[WHAT YOU WILL DO] Below are the records. Count the lines containing the string "script", and reply with the number alone.

Code that draws figures
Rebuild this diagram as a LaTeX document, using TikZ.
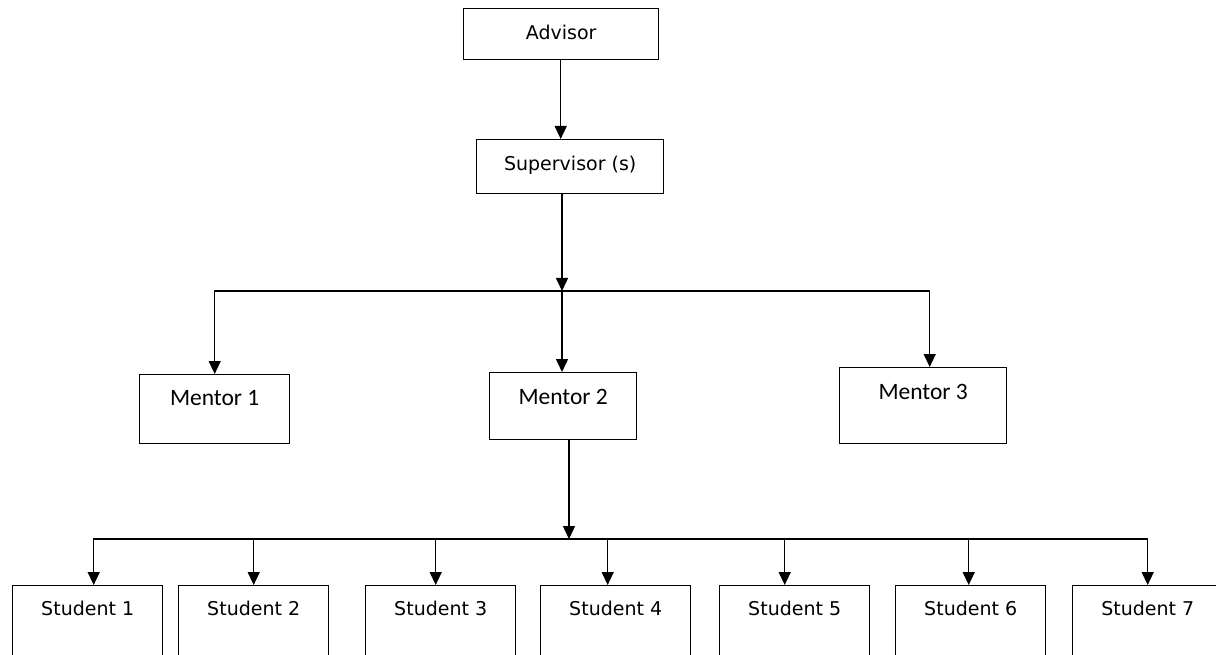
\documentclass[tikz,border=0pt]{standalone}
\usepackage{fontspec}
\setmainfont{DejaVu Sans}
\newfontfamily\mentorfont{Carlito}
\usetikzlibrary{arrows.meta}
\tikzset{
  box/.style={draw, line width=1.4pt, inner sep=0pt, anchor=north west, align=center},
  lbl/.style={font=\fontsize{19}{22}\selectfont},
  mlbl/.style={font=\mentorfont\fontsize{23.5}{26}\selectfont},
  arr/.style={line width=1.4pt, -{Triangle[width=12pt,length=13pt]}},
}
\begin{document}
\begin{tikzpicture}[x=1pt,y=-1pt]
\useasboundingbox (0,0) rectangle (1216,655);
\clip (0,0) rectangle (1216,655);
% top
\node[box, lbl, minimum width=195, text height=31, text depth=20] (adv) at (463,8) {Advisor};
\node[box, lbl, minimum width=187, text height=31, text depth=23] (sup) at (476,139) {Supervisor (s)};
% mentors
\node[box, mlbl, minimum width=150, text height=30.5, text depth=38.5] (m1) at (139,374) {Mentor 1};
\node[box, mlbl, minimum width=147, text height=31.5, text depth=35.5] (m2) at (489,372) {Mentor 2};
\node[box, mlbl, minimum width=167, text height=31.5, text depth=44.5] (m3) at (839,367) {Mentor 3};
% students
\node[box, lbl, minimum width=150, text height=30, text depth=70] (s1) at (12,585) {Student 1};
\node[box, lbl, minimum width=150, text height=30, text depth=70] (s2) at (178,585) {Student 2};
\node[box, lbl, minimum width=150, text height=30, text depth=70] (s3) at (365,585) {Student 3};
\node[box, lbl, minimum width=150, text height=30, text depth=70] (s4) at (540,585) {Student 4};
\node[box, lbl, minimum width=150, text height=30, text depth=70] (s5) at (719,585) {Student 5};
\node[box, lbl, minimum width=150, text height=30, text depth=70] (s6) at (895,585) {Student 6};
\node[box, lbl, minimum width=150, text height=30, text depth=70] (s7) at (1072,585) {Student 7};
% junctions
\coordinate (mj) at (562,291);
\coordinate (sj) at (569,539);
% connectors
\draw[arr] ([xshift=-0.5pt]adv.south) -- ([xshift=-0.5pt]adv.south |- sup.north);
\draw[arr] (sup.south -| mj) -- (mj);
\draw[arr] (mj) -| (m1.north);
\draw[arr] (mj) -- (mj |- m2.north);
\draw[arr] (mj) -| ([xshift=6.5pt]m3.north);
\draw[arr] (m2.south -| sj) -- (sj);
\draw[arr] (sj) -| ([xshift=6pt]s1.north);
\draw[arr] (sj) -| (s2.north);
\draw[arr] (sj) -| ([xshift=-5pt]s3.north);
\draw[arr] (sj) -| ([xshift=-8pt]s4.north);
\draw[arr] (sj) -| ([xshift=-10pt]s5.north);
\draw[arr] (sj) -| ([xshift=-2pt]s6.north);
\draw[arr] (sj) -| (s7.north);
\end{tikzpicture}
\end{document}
==
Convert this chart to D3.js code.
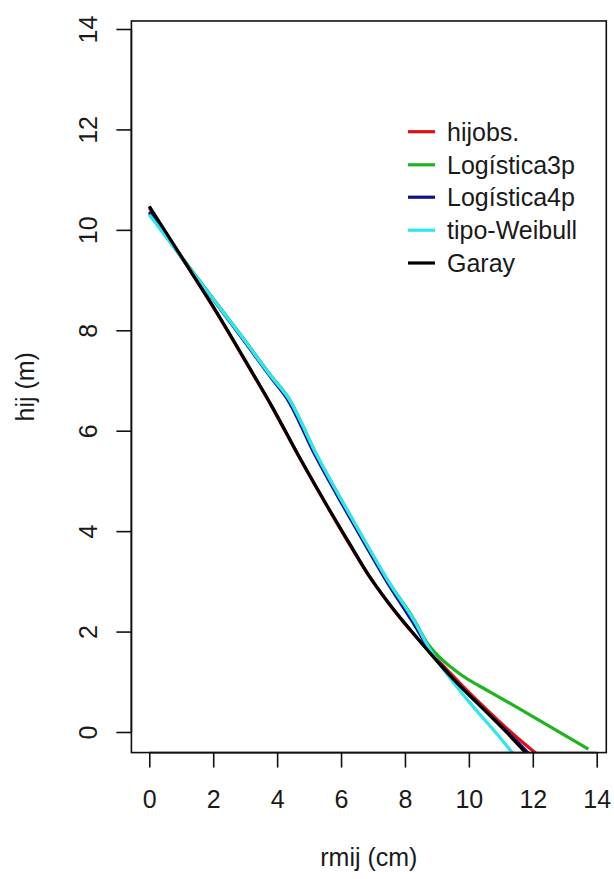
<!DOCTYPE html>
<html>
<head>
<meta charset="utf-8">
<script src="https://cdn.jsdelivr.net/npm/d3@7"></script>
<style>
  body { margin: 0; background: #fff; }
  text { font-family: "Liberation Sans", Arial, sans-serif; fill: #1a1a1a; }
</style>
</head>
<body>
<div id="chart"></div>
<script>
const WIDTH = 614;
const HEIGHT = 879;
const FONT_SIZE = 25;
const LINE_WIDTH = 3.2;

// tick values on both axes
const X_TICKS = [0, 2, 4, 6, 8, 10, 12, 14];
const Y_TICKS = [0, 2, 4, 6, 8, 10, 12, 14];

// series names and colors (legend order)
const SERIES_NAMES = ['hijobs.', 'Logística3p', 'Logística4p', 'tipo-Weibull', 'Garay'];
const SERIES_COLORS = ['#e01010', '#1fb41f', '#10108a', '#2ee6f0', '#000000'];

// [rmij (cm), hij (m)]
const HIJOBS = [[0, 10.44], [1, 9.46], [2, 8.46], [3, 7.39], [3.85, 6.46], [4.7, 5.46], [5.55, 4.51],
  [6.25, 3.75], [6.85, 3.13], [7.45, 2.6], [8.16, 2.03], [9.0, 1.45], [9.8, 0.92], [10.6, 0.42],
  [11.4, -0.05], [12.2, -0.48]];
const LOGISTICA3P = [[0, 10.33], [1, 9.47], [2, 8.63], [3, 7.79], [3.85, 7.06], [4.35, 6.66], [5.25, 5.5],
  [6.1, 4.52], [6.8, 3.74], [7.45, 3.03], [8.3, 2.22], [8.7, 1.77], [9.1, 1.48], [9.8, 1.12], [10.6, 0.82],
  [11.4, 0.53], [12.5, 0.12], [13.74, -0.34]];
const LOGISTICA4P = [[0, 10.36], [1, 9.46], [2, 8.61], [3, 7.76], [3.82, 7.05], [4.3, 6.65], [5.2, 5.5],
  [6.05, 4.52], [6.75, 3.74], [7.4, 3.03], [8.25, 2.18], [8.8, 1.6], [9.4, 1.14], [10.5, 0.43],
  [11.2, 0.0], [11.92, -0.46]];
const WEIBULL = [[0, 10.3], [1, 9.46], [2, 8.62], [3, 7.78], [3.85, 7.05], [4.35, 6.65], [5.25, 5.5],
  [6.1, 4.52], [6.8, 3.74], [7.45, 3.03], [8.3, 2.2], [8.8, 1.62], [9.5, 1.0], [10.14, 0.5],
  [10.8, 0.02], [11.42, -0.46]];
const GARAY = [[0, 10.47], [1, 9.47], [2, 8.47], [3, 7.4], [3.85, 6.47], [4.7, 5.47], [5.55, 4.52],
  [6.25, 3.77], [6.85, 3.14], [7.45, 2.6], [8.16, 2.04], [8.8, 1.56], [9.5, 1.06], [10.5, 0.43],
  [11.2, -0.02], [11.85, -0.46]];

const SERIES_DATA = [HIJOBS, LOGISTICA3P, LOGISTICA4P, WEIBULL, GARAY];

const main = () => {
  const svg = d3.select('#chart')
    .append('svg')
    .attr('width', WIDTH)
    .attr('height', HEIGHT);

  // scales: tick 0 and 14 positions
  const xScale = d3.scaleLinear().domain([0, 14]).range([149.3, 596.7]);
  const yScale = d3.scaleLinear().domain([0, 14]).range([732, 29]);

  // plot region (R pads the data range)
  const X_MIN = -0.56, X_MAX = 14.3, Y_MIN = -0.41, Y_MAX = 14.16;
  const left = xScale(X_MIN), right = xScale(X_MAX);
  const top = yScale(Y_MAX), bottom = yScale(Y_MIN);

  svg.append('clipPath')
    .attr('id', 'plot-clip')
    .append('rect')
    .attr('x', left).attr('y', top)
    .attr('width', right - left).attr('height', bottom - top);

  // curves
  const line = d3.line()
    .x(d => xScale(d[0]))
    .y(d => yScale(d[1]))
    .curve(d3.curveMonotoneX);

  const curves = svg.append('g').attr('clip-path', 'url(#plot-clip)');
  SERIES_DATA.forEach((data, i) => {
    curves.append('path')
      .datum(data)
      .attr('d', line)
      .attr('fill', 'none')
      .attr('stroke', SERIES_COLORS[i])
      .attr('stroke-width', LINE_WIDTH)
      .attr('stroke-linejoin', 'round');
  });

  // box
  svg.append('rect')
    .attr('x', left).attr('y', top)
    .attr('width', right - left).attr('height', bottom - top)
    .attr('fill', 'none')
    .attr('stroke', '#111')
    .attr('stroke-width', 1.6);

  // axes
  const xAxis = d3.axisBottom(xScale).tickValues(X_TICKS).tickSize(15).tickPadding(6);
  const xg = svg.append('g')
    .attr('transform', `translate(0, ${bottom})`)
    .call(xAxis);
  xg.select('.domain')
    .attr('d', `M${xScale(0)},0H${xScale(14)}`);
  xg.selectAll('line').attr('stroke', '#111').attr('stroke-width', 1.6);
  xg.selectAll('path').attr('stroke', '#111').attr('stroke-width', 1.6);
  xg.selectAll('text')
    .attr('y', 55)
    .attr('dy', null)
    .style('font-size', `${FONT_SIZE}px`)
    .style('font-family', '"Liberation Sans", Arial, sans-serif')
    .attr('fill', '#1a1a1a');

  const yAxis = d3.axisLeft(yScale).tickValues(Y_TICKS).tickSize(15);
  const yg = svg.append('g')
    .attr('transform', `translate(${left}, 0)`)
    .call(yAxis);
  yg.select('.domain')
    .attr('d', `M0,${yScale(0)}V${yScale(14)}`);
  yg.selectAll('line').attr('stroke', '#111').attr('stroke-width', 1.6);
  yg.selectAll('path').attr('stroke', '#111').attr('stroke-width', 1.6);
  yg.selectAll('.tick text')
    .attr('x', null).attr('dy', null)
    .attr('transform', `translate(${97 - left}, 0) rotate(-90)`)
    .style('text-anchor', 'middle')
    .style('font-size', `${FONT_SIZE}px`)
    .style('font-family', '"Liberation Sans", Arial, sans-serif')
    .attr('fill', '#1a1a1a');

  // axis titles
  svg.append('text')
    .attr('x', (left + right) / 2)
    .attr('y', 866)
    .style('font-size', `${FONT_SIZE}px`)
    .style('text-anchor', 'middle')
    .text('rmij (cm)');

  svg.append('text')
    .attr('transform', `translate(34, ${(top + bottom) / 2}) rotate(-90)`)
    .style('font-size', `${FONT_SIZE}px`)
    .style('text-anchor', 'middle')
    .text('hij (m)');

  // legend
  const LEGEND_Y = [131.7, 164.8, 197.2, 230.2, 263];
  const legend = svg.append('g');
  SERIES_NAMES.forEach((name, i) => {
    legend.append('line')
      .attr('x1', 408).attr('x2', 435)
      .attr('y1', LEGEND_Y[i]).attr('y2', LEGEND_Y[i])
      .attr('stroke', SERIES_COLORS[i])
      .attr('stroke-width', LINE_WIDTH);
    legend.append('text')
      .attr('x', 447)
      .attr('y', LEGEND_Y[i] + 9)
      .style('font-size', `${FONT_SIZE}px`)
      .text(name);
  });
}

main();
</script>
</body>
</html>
==
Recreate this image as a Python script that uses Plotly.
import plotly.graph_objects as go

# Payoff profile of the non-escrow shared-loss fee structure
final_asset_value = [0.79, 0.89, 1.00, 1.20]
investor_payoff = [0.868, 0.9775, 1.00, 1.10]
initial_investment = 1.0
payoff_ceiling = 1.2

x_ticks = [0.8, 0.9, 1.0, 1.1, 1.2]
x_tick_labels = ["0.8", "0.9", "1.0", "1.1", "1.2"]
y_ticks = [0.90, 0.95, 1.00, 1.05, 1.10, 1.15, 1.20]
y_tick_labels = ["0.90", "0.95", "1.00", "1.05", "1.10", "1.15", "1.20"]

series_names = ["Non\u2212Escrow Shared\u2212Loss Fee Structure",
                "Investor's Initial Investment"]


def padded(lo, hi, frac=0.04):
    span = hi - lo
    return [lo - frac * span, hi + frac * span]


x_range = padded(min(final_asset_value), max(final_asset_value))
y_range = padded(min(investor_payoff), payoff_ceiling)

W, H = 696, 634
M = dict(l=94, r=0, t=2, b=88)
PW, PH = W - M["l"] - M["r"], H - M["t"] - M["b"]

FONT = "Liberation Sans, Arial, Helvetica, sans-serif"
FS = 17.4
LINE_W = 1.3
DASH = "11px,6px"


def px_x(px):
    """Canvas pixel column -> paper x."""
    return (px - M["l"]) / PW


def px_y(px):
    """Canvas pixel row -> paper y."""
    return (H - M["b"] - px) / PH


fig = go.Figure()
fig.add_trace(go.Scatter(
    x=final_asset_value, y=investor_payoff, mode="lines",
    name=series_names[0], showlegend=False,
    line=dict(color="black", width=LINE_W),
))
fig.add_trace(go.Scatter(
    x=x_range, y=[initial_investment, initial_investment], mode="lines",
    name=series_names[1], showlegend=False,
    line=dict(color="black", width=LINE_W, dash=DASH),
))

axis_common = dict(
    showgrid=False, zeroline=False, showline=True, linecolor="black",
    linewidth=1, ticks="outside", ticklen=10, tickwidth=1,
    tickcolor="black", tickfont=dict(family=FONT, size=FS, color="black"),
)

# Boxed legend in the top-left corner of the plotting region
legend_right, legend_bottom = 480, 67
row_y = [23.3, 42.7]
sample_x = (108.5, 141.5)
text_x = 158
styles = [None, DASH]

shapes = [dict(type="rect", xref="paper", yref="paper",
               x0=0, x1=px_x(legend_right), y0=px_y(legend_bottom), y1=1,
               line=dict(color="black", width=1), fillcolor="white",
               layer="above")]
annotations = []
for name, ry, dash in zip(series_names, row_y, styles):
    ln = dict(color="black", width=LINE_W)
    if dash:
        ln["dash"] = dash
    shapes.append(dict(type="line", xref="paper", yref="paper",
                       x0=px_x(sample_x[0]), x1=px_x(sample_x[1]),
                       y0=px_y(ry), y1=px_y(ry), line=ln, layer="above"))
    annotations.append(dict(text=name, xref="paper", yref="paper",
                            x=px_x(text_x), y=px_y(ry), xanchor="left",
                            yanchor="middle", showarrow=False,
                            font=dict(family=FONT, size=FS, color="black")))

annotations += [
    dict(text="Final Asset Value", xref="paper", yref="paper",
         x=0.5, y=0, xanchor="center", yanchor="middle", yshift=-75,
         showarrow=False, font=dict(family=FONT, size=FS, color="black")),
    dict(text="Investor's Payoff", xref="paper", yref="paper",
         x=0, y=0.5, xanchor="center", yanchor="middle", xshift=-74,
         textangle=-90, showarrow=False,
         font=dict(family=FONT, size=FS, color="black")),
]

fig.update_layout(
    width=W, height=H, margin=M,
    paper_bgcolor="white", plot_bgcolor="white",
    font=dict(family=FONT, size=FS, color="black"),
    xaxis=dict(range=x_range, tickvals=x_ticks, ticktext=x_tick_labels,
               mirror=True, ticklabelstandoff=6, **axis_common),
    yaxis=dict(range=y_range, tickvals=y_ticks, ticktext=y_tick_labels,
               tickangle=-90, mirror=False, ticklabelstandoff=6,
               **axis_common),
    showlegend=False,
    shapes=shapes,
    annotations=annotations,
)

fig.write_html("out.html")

[RESULT OF THIS TASK] 4